In early April, the vulnerability known simply as “Heartbleed” became the latest rage. During the first week after discovery, the mainstream media aggressively reported on Heartbleed, stirring up a tornado of fear, uncertainty, and doubt amongst all Internet users. Never thought I’d see “Fox and Friends” talking about OpenSSL, two-factor authentication, and digital certificates, but it happened daily only 7 short weeks ago.
This “Heartbleed Tornado” subsequently led to enterprise security professionals receiving email inbox loads of offers claiming to help you remediate. For many, especially those in the executive suites and board rooms, it was the first time they understood the true power and importance of private encryption keys and digital certificates, as well as the imperative need to protect them.
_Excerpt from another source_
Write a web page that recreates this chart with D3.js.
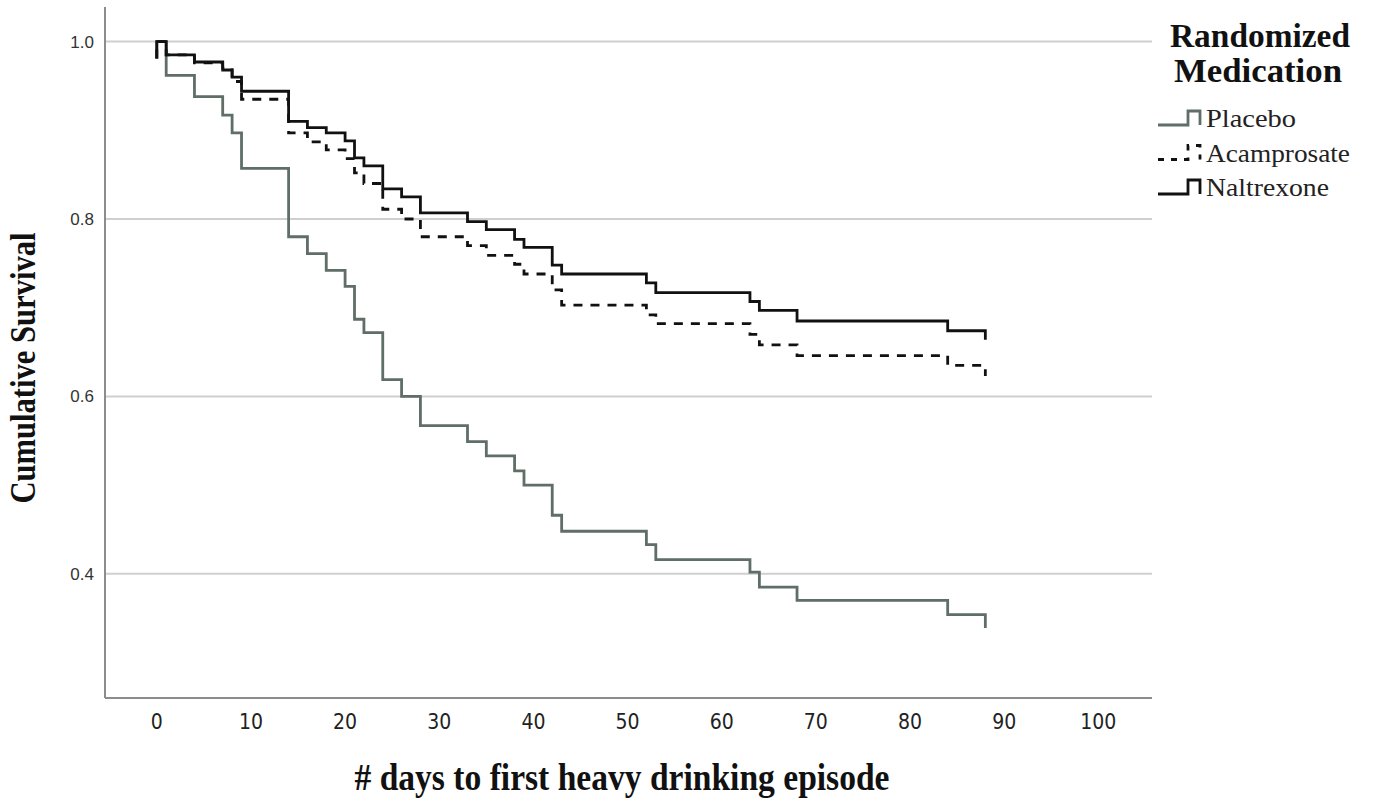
<!DOCTYPE html>
<html>
<head>
<meta charset="utf-8">
<script src="https://cdnjs.cloudflare.com/ajax/libs/d3/7.8.5/d3.min.js"></script>
<style>
  body { margin: 0; background: #fff; }
  .tick-y { font-family: 'Liberation Sans', Arial, sans-serif; font-size: 17px; fill: #333; }
  .tick-x { font-family: 'DejaVu Sans Condensed', 'DejaVu Sans', sans-serif; font-stretch: condensed; font-size: 21px; fill: #222; }
  .title { font-family: 'Liberation Serif', 'Times New Roman', serif; font-weight: bold; fill: #111; }
  .legend-text { font-family: 'Liberation Serif', 'Times New Roman', serif; font-size: 26px; fill: #222; }
</style>
</head>
<body>
<div class="km-chart"></div>
<script>
// event days shared by all three groups (first two entries draw the start mark at day 0)
var days = [0, 0, 1, 4, 7, 8, 9, 14, 16, 18, 20, 21, 22, 24, 26, 28, 33, 35, 38, 39, 42, 43, 52, 53, 63, 64, 68, 84, 88];

// cumulative survival
var placebo     = [0.981, 1.0, 0.962, 0.938, 0.917, 0.897, 0.857, 0.780, 0.761, 0.742, 0.724, 0.687, 0.672, 0.619, 0.600, 0.567, 0.549, 0.533, 0.516, 0.500, 0.466, 0.448, 0.433, 0.416, 0.402, 0.385, 0.370, 0.354, 0.339];
var acamprosate = [0.981, 1.0, 0.985, 0.976, 0.970, 0.955, 0.935, 0.897, 0.887, 0.878, 0.868, 0.852, 0.840, 0.811, 0.800, 0.780, 0.770, 0.759, 0.749, 0.738, 0.720, 0.703, 0.692, 0.682, 0.670, 0.658, 0.646, 0.635, 0.623];
var naltrexone  = [0.981, 1.0, 0.985, 0.977, 0.968, 0.960, 0.944, 0.910, 0.903, 0.897, 0.888, 0.869, 0.860, 0.834, 0.825, 0.807, 0.797, 0.788, 0.777, 0.768, 0.748, 0.738, 0.728, 0.717, 0.707, 0.697, 0.685, 0.674, 0.664];

var groupNames = ['Placebo', 'Acamprosate', 'Naltrexone'];
var xTicks = [0, 10, 20, 30, 40, 50, 60, 70, 80, 90, 100];
var yTicks = [0.4, 0.6, 0.8, 1.0];

var width = 1376, height = 802;
var plot = { left: 105, right: 1152, top: 7, bottom: 698 };

var x = d3.scaleLinear().domain([-5.5, 105.7]).range([plot.left, plot.right]);
var y = d3.scaleLinear().domain([0.26, 1.039]).range([plot.bottom, plot.top]);

var styles = {
  Placebo:     { color: '#5f6e67', dash: null },
  Acamprosate: { color: '#111', dash: '9,8' },
  Naltrexone:  { color: '#111', dash: null }
};

var svg = d3.select('.km-chart')
  .append('svg')
    .attr('width', width)
    .attr('height', height);

// horizontal grid lines
svg.append('g')
  .selectAll('line')
  .data(yTicks)
  .enter().append('line')
    .attr('x1', plot.left)
    .attr('x2', plot.right)
    .attr('y1', function(d) { return y(d); })
    .attr('y2', function(d) { return y(d); })
    .attr('stroke', '#cfcfcf')
    .attr('stroke-width', 2);

// axes: lines only, labels drawn by hand below
svg.append('line')
  .attr('x1', plot.left).attr('x2', plot.left)
  .attr('y1', plot.top).attr('y2', plot.bottom)
  .attr('stroke', '#8c8c8c').attr('stroke-width', 2);
svg.append('line')
  .attr('x1', plot.left).attr('x2', plot.right)
  .attr('y1', plot.bottom).attr('y2', plot.bottom)
  .attr('stroke', '#8c8c8c').attr('stroke-width', 2);

svg.append('g')
  .selectAll('text')
  .data(yTicks)
  .enter().append('text')
    .attr('class', 'tick-y')
    .attr('x', plot.left - 11)
    .attr('y', function(d) { return y(d); })
    .attr('dy', '0.35em')
    .attr('text-anchor', 'end')
    .text(d3.format('.1f'));

svg.append('g')
  .selectAll('text')
  .data(xTicks)
  .enter().append('text')
    .attr('class', 'tick-x')
    .attr('x', function(d) { return x(d); })
    .attr('y', plot.bottom + 24)
    .attr('dy', '0.35em')
    .attr('text-anchor', 'middle')
    .text(function(d) { return d; });

// axis titles
svg.append('text')
  .attr('class', 'title')
  .attr('transform', 'translate(35,' + 368 + ') rotate(-90)')
  .attr('text-anchor', 'middle')
  .attr('textLength', 271)
  .attr('lengthAdjust', 'spacingAndGlyphs')
  .style('font-size', '35px')
  .text('Cumulative Survival');

svg.append('text')
  .attr('class', 'title')
  .attr('x', 622)
  .attr('y', 790)
  .attr('text-anchor', 'middle')
  .attr('textLength', 535)
  .attr('lengthAdjust', 'spacingAndGlyphs')
  .style('font-size', '37px')
  .text('# days to first heavy drinking episode');

// survival step curves
var series = [
  { name: 'Placebo', values: placebo },
  { name: 'Acamprosate', values: acamprosate },
  { name: 'Naltrexone', values: naltrexone }
];

var stepLine = d3.line()
  .x(function(d) { return x(d[0]); })
  .y(function(d) { return y(d[1]); })
  .curve(d3.curveStepAfter);

svg.append('g')
  .selectAll('path')
  .data(series)
  .enter().append('path')
    .attr('fill', 'none')
    .attr('stroke', function(d) { return styles[d.name].color; })
    .attr('stroke-width', 2.8)
    .attr('stroke-dasharray', function(d) { return styles[d.name].dash; })
    .attr('d', function(d) {
      return stepLine(d.values.map(function(v, i) { return [days[i], v]; }));
    });

// legend
var legend = svg.append('g').attr('transform', 'translate(1158,0)');

legend.append('text')
  .attr('class', 'title')
  .attr('x', 102).attr('y', 47)
  .attr('text-anchor', 'middle')
  .attr('textLength', 180)
  .attr('lengthAdjust', 'spacingAndGlyphs')
  .style('font-size', '33px')
  .text('Randomized');
legend.append('text')
  .attr('class', 'title')
  .attr('x', 100).attr('y', 82)
  .attr('text-anchor', 'middle')
  .attr('textLength', 168)
  .attr('lengthAdjust', 'spacingAndGlyphs')
  .style('font-size', '33px')
  .text('Medication');

var symbolShape = [[0, 0], [30, -14], [42, 0]];
var symbolLine = d3.line()
  .x(function(d) { return d[0]; })
  .y(function(d) { return d[1]; })
  .curve(d3.curveStepAfter);

var item = legend.selectAll('.item')
  .data(groupNames)
  .enter().append('g')
    .attr('class', 'item')
    .attr('transform', function(d, i) { return 'translate(0,' + (125 + i * 34.5) + ')'; });

item.append('path')
  .attr('fill', 'none')
  .attr('stroke', function(d) { return styles[d].color; })
  .attr('stroke-width', 2.8)
  .attr('stroke-dasharray', function(d) { return styles[d].dash ? '6,7' : null; })
  .attr('d', symbolLine(symbolShape));

var textWidths = { Placebo: 90, Acamprosate: 144, Naltrexone: 123 };
item.append('text')
  .attr('class', 'legend-text')
  .attr('x', 48)
  .attr('y', 2)
  .attr('textLength', function(d) { return textWidths[d]; })
  .attr('lengthAdjust', 'spacingAndGlyphs')
  .text(function(d) { return d; });
</script>
</body>
</html>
Finally, I thought, the world is waking up and understanding the need to secure and protect its most valuable assets, which provide the backbone of a trustworthy Internet—encryption keys and digital certificates.
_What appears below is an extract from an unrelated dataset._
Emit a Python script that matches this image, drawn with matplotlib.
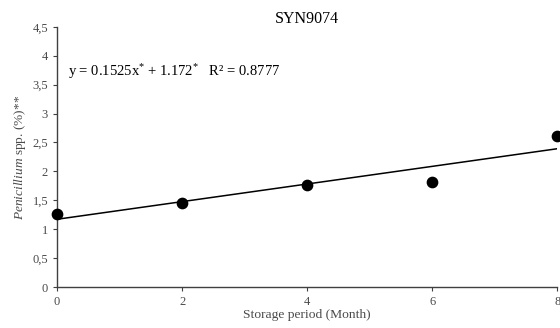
import numpy as np
import matplotlib
matplotlib.use("Agg")
import matplotlib.pyplot as plt

plt.rcParams["font.family"] = ["Liberation Serif", "DejaVu Serif"]
plt.rcParams["mathtext.fontset"] = "custom"
plt.rcParams["mathtext.rm"] = "Liberation Serif"
plt.rcParams["mathtext.it"] = "Liberation Serif:italic"

# data
months = [0, 2, 4, 6, 8]
penicillium = [1.26, 1.45, 1.76, 1.82, 2.61]
slope, intercept = 0.1525, 1.172
yticks = [0, 0.5, 1, 1.5, 2, 2.5, 3, 3.5, 4, 4.5]
xticks = [0, 2, 4, 6, 8]

fig = plt.figure(figsize=(5.6, 3.28), dpi=100)
ax = fig.add_axes([0.102, 0.125, 0.893, 0.793])

ax.scatter(months, penicillium, s=55, color="black", zorder=3, clip_on=False)
xl = np.array([0, 8])
ax.plot(xl, slope * xl + intercept, color="black", lw=1.1)

ax.set_xlim(0, 8)
ax.set_ylim(0, 4.5)
ax.set_xticks(xticks)
ax.set_yticks(yticks)
ax.set_yticklabels([f"{v:g}".replace(".", ",") for v in yticks])
for s in ["top", "right"]:
    ax.spines[s].set_visible(False)
for s in ["left", "bottom"]:
    ax.spines[s].set_color("#404040")
    ax.spines[s].set_linewidth(1.0)
ax.tick_params(labelsize=9, colors="#404040", labelcolor="#4a4a4a", length=3)

ax.set_title("SYN9074", fontsize=11.5, pad=3)
ax.set_xlabel("Storage period (Month)", fontsize=9.7, color="#4a4a4a", labelpad=1)
ax.set_ylabel(r"$\it{Penicillium}$ spp. (%)**", fontsize=9.6, color="#4a4a4a", labelpad=3)

ax.text(0.18, 3.72, r"y = 0.1525x$^{*}$ + 1.172$^{*}$   R² = 0.8777",
        fontsize=10.5, va="center", ha="left")

fig.savefig("out.png", dpi=100)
Unfortunately, as loud as the Heartbleed Tornado roared, the lions’ share of the remediation advice related to Heartbleed was simply the following:
Check and see if websites you use are vulnerable (and have been patched), and
Emphasize the importance of changing your passwords.
Patching OpenSSL and changing user-credential passwords are two of the steps to remediation. But the elephant in the room, the exposure of private encryption keys and certificates (and thus the need to revoke and reissue them ALL), was only consistently reported on by those media outlets and bloggers in the security space itself.
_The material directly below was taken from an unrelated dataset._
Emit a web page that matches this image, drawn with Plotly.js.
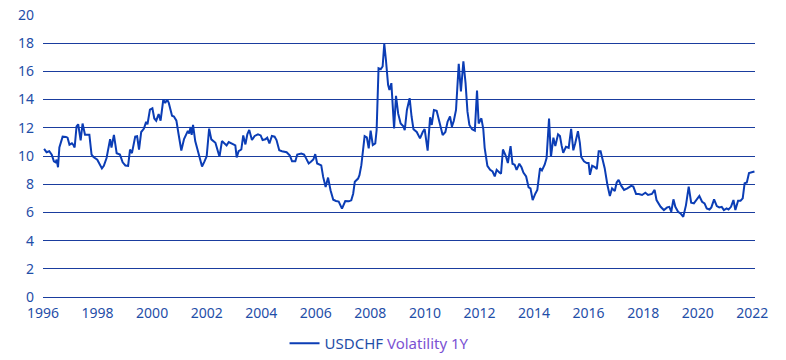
<!DOCTYPE html>
<html>
<head>
<meta charset="utf-8">
<script src="https://cdn.plot.ly/plotly-3.0.1.min.js"></script>
<style>html,body{margin:0;padding:0;background:#fff;}#chart{width:786px;height:360px;}</style>
</head>
<body>
<div id="chart"></div>
<script>
const seriesName = "USDCHF";
const seriesSubtitle = "Volatility 1Y";
const dates = [
1996.04,1996.13,1996.23,1996.32,1996.40,1996.46,1996.50,1996.55,1996.60,1996.72,1996.84,1996.90,1996.97,
1997.06,1997.11,1997.16,1997.23,1997.29,1997.38,1997.45,1997.54,1997.70,1997.78,1997.85,1997.99,
1998.08,1998.16,1998.23,1998.33,1998.46,1998.51,1998.60,1998.70,1998.82,1998.92,
1999.02,1999.12,1999.19,1999.26,1999.38,1999.45,1999.52,1999.60,1999.70,1999.78,1999.83,1999.92,
2000.01,2000.08,2000.15,2000.24,2000.31,2000.41,2000.48,2000.55,2000.61,2000.73,2000.80,2000.89,2000.97,
2001.07,2001.17,2001.31,2001.36,2001.41,2001.45,2001.50,2001.58,2001.67,2001.75,2001.83,2001.92,
2002.00,2002.09,2002.17,2002.32,2002.39,2002.47,2002.56,2002.63,2002.73,2002.81,2002.88,2002.98,
2003.05,2003.10,2003.17,2003.27,2003.34,2003.42,2003.49,2003.56,2003.66,2003.76,2003.88,2003.98,
2004.05,2004.15,2004.22,2004.30,2004.39,2004.49,2004.56,2004.66,2004.76,2004.93,
2005.05,2005.13,2005.25,2005.32,2005.47,2005.57,2005.64,2005.74,2005.82,2005.91,2005.98,
2006.05,2006.20,2006.27,2006.36,2006.45,2006.54,2006.64,2006.74,2006.84,2006.96,
2007.08,2007.21,2007.30,2007.37,2007.43,2007.55,2007.60,2007.67,2007.74,2007.79,2007.87,2007.94,
2008.01,2008.09,2008.18,2008.23,2008.30,2008.38,2008.45,2008.51,2008.57,2008.65,2008.70,2008.77,2008.87,2008.94,
2009.02,2009.11,2009.21,2009.26,2009.34,2009.44,2009.51,2009.58,2009.70,2009.82,2009.92,2009.99,
2010.10,2010.19,2010.25,2010.33,2010.43,2010.53,2010.65,2010.75,2010.83,2010.92,2010.99,
2011.06,2011.14,2011.24,2011.32,2011.41,2011.49,2011.56,2011.63,2011.73,2011.83,2011.91,2011.97,
2012.07,2012.14,2012.19,2012.29,2012.39,2012.48,2012.56,2012.63,2012.73,2012.79,2012.86,2012.96,
2013.04,2013.14,2013.21,2013.29,2013.36,2013.46,2013.54,2013.61,2013.71,2013.80,2013.87,2013.95,
2014.05,2014.12,2014.22,2014.29,2014.39,2014.46,2014.55,2014.62,2014.71,2014.78,2014.88,2014.95,
2015.01,2015.07,2015.17,2015.27,2015.36,2015.44,2015.51,2015.61,2015.68,2015.73,2015.83,2015.93,
2016.00,2016.05,2016.13,2016.23,2016.30,2016.37,2016.44,2016.52,2016.59,2016.69,2016.78,2016.86,2016.96,
2017.03,2017.10,2017.20,2017.30,2017.42,2017.56,2017.64,2017.74,2017.84,2017.96,
2018.08,2018.18,2018.32,2018.42,2018.49,2018.56,2018.64,2018.76,2018.88,2018.96,
2019.03,2019.11,2019.18,2019.28,2019.37,2019.47,2019.57,2019.67,2019.76,2019.86,2019.96,
2020.06,2020.16,2020.25,2020.33,2020.43,2020.50,2020.60,2020.70,2020.79,2020.88,2020.96,
2021.06,2021.13,2021.22,2021.31,2021.38,2021.48,2021.57,2021.65,2021.72,2021.80,2021.88,2021.98,2022.08
];
const volatility = [
10.5,10.27,10.34,10.1,9.62,9.55,9.74,9.2,10.6,11.37,11.35,11.3,10.8,
10.9,10.8,10.6,12.1,12.25,11.1,12.3,11.5,11.5,10.1,9.93,9.74,
9.38,9.12,9.3,9.86,11.2,10.6,11.5,10.2,10.1,9.55,
9.33,9.3,10.46,10.2,11.37,11.4,10.46,11.7,11.94,12.42,12.25,13.28,
13.38,12.66,12.5,12.97,12.5,14.0,13.76,14.0,13.76,12.85,12.8,12.5,11.54,
10.39,11.2,11.78,11.6,12.05,11.5,12.2,11.06,10.46,9.86,9.26,9.62,
9.98,11.94,11.18,10.94,10.4,9.95,11.06,10.94,10.75,10.99,10.94,10.82,
10.75,9.9,10.34,10.46,11.46,10.82,11.54,11.85,11.13,11.42,11.54,11.46,
11.13,11.18,11.3,10.89,11.42,11.37,11.13,10.41,10.34,10.27,
10.03,9.62,9.62,10.1,10.17,10.1,9.85,9.47,9.59,9.75,10.13,
9.47,9.33,8.52,7.81,8.47,7.57,6.9,6.81,6.77,6.27,
6.81,6.79,6.86,7.33,8.17,8.4,8.64,9.35,10.77,11.41,11.32,10.54,
11.79,10.77,10.89,11.84,16.22,16.15,16.34,17.95,16.82,15.04,14.68,15.16,11.96,14.26,
13.0,12.3,12.1,11.84,13.26,14.1,12.8,11.9,11.7,11.25,11.7,11.9,
10.38,12.74,12.2,13.26,13.2,12.5,11.48,11.7,12.43,12.8,12.07,
12.5,13.26,16.53,14.57,16.7,15.16,13.14,12.2,11.9,11.8,14.64,12.3,
12.67,11.9,10.58,9.3,9.02,8.9,8.55,9.02,8.83,8.74,10.46,10.03,
9.5,10.7,9.45,9.38,9.02,9.45,9.2,8.83,8.55,7.78,7.7,6.87,
7.35,7.6,9.14,8.98,9.38,9.86,12.66,9.93,11.3,10.7,11.54,11.42,
10.75,10.22,10.65,10.58,11.93,10.4,10.9,11.76,10.93,9.93,9.62,9.5,
9.5,8.67,9.31,9.21,9.07,10.33,10.33,9.79,9.14,7.95,7.17,7.71,7.52,
8.12,8.31,7.88,7.6,7.71,7.88,7.83,7.31,7.31,7.24,
7.4,7.24,7.31,7.6,6.88,6.69,6.4,6.17,6.36,6.4,
6.05,6.93,6.4,6.05,5.93,5.69,6.52,7.83,6.69,6.64,6.88,
7.17,6.76,6.64,6.29,6.21,6.36,6.93,6.45,6.36,6.4,6.17,
6.29,6.21,6.4,6.88,6.17,6.83,6.83,7.0,8.07,8.12,8.79,8.83,8.9
];
const xTickVals = [1996,1998,2000,2002,2004,2006,2008,2010,2012,2014,2016,2018,2020,2022];
const xTickText = ["1996","1998","2000","2002","2004","2006","2008","2010","2012","2014","2016","2018","2020","2022"];
const yTickVals = [0,2,4,6,8,10,12,14,16,18,20];

const trace = {
  x: dates, y: volatility, type: "scatter", mode: "lines",
  name: seriesName + " <span style='color:#7b52d3'>" + seriesSubtitle + "</span>",
  line: {color: "#0b3db5", width: 2}
};
const layout = {
  width: 786, height: 360,
  margin: {l: 43, r: 31, t: 14, b: 62},
  paper_bgcolor: "#ffffff", plot_bgcolor: "#ffffff",
  font: {family: "Noto Sans, Open Sans, sans-serif", size: 14, color: "#1f4ea8"},
  xaxis: {
    range: [1996, 2022.1], tickvals: xTickVals, ticktext: xTickText,
    showgrid: false, zeroline: false, showline: false, ticks: "", ticklabelstandoff: 5,
    tickfont: {size: 14, color: "#1f4ea8"}, automargin: false
  },
  yaxis: {
    range: [-0.06, 20.06], tickvals: yTickVals, showgrid: true, gridcolor: "#1a3d9e", gridwidth: 1,
    zeroline: true, zerolinecolor: "#1a3d9e", zerolinewidth: 1,
    showline: false, ticks: "", ticklabelstandoff: 8,
    tickfont: {size: 14, color: "#1f4ea8"}, automargin: false
  },
  showlegend: true,
  legend: {orientation: "h", x: 0.362, xref: "container", xanchor: "left",
    y: 0.0, yref: "container", yanchor: "bottom",
    font: {size: 15, color: "#1f4ea8"}, bgcolor: "rgba(0,0,0,0)"}
};
Plotly.newPlot("chart", [trace], layout, {displayModeBar: false, staticPlot: true});
</script>
</body>
</html>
Any hot media story has a shelf life, and there’s only so many Heartbleed stories that will continue to draw readers in. So once the clicks died down, the mainstream all but forgot it. And those mainstream stories that remain, only touch upon the surface of the vulnerability, such as NBC’s cosmetic piece on “How Major Websites Rank on Password Security.”
But the important thing to realize is this: The threat against a trustworthy digital universe did not begin with Heartbleed. And it certainly does not end with it either. Heartbleed was simply the latest in a growing mountain of threats that continue to evolve against encryption keys and digital certificates, and thus trust online.